The result is that as the public ferry service progressively loses
the vehicle-related segment that had helped defray the costs of
foot passenger carrying, its losses increase and so its corresponding
needs for subsidy increase. If there are any vehicle-related services
still left on the public service, the cherry picker will complain
about unfair competition from the public service and will claim
that subsidy for foot passengers is being used to subsidise the
public service's dwindling vehicle-related traffic and compete unfairly
against the cherrypickers own unsubsidized services.
The reality of course is that the public service's loss of the
vehicle-related traffic is exposing the underlying hard economics
of carrying foot passengers which is why both losses and subsidy
are increasing. For a cherry picker to complain about the public
service's subsidy is a bit like a mugger complaining about its victim's
hospital bills. In the EU, the European Commission gives guides
to help governments avoid or resist such threats through simple
accounting procedures - should the government choose to use them.

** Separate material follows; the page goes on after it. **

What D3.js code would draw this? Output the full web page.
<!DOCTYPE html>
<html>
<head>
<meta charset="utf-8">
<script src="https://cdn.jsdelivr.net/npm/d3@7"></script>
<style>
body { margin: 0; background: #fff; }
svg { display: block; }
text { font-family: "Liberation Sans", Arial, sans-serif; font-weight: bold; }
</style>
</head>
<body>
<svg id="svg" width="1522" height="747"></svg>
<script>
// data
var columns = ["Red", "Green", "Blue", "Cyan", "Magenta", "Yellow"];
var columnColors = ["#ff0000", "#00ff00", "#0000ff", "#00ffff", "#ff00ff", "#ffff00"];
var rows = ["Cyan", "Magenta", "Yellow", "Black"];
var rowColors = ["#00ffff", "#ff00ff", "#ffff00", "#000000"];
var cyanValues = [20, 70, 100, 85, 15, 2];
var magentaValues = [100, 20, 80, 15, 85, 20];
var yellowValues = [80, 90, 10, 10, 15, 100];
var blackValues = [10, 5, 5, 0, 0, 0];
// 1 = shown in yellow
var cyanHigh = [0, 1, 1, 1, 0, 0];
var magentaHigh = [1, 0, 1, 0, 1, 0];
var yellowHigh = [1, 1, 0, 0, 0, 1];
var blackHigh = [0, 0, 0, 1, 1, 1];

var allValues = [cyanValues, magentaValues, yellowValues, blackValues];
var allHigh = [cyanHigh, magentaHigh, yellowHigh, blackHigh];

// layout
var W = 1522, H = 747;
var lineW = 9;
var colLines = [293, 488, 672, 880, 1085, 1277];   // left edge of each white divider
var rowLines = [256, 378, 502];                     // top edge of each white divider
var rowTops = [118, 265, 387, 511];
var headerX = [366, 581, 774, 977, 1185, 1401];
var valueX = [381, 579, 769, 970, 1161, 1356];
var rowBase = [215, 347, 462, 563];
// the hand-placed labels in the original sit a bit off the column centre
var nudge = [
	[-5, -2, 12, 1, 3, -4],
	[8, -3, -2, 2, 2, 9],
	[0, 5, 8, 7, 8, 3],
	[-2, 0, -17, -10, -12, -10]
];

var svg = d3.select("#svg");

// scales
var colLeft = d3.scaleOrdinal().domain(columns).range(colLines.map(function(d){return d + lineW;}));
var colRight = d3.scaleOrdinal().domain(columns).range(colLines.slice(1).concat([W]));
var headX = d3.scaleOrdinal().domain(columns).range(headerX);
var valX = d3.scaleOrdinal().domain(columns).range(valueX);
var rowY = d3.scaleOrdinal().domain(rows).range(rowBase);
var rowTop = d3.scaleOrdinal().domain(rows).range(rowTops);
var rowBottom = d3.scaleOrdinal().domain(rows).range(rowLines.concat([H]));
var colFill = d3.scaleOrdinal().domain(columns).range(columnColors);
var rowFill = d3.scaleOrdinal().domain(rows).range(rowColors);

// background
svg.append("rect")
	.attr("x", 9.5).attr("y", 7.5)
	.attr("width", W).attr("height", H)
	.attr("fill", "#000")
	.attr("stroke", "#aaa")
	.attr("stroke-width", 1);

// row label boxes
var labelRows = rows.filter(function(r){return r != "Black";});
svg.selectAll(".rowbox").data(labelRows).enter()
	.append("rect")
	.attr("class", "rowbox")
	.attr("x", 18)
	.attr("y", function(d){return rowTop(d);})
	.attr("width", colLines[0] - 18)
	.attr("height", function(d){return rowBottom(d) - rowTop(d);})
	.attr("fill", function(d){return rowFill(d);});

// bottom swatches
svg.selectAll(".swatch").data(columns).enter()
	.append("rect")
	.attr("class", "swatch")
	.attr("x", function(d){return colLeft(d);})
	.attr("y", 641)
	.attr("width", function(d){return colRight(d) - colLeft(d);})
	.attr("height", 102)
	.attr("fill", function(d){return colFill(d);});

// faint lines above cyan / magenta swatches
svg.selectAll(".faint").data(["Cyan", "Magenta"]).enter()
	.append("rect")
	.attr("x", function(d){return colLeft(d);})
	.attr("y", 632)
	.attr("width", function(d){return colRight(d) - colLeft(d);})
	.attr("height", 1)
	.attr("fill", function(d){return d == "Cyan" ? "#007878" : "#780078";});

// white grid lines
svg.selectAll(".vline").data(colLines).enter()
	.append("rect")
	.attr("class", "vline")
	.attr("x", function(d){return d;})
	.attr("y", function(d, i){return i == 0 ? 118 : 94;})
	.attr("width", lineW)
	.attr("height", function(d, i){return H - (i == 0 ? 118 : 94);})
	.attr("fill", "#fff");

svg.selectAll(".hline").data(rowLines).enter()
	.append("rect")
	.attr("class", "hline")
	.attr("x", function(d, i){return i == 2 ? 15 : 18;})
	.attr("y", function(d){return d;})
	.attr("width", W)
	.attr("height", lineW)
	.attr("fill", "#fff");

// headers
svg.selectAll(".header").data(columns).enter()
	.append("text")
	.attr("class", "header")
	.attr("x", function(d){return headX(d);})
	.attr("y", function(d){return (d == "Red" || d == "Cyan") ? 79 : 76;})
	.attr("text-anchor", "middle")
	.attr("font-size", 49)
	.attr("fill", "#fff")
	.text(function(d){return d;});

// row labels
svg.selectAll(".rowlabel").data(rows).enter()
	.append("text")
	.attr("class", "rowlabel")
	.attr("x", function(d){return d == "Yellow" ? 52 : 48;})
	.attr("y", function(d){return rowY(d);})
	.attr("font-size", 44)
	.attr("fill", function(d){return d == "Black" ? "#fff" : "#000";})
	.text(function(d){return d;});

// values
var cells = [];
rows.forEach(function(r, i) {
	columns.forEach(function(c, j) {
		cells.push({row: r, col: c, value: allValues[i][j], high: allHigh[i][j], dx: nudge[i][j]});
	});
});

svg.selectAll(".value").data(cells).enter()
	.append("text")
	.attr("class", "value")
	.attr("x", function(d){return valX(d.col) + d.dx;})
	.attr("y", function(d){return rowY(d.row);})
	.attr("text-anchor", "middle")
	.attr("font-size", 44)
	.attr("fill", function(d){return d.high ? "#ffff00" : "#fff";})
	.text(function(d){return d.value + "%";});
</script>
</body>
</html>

But subsidiarity here means it is for national or regional governments
to frame the necessary statutory frameworks and regulatory controls
that will protect the public interest here, it is not the European
Commission's job to do that.
Eventually the public service may lose all its vehicle-related
traffic, whether by attrition or government caving in to pressure
and lobbying. But there is still a need for foot passenger traffic
between the centres of population linking with buses and trains.
The government advertises for and gets a passenger-only service.
This of course will require massive subsidy for the reasons set
out above.
So to summarise, if we have weak or non-existent regulatory control
of cherrypicking of segments of ferry services, then we can move
a state where we have a single ferry service offering combined vehicular
and passenger services to one in which there is a private service
mostly for vehicles and another subsidised service for foot passengers
only. There may be no real difference in terms of service that could
otherwise have been developed if there had still been a combined
vehicular and passenger service, but now there is the loss of economies
and the costliness of two parallel services - one a private vehicle-carrying
monopoly being able to set the level of prices and services that
maximizes profits for its shareholders, the other a passenger-only
operator that not only has gets a substantial subsidy from the taxpayers
but has to also make its own profit to persuade it to take on this
operation.
While the cherypicker may talk of the benefits of private enterprise,
what we have here is an unregulated monopoly, parallel services
and unnecessary subsidy. It is difficult to imagine a worse, more
inefficient and costly outcome for the users, the taxpayer, the
dependent communities and local economic development.
There will also be assorted consultants, lobbyists and political
interests around to tell the public and policymakers that this outcome
is the best of all worlds. Of course there will be such voices,
there always are in such circumstances, that is what consultants
and lobbyist do and why they are employed, but that does not change
the economics of what has happened.
The good news is that while routes in general and in principle
are open to such degradation, mostly it does not happen. Even a
country based around free markets like the United States knows what
governmental and regulatory weakness of the type I have described
above lead to, and since they have moved well beyond the economics
of the Wild West they generally have statutory frameworks and regulatory
regimes to prevent such degradation of public services, even where
they are operated by private firms.
To find cases like this you have to find weak and incompetent government
and a virtual absence of coherent regulatory standards and controls.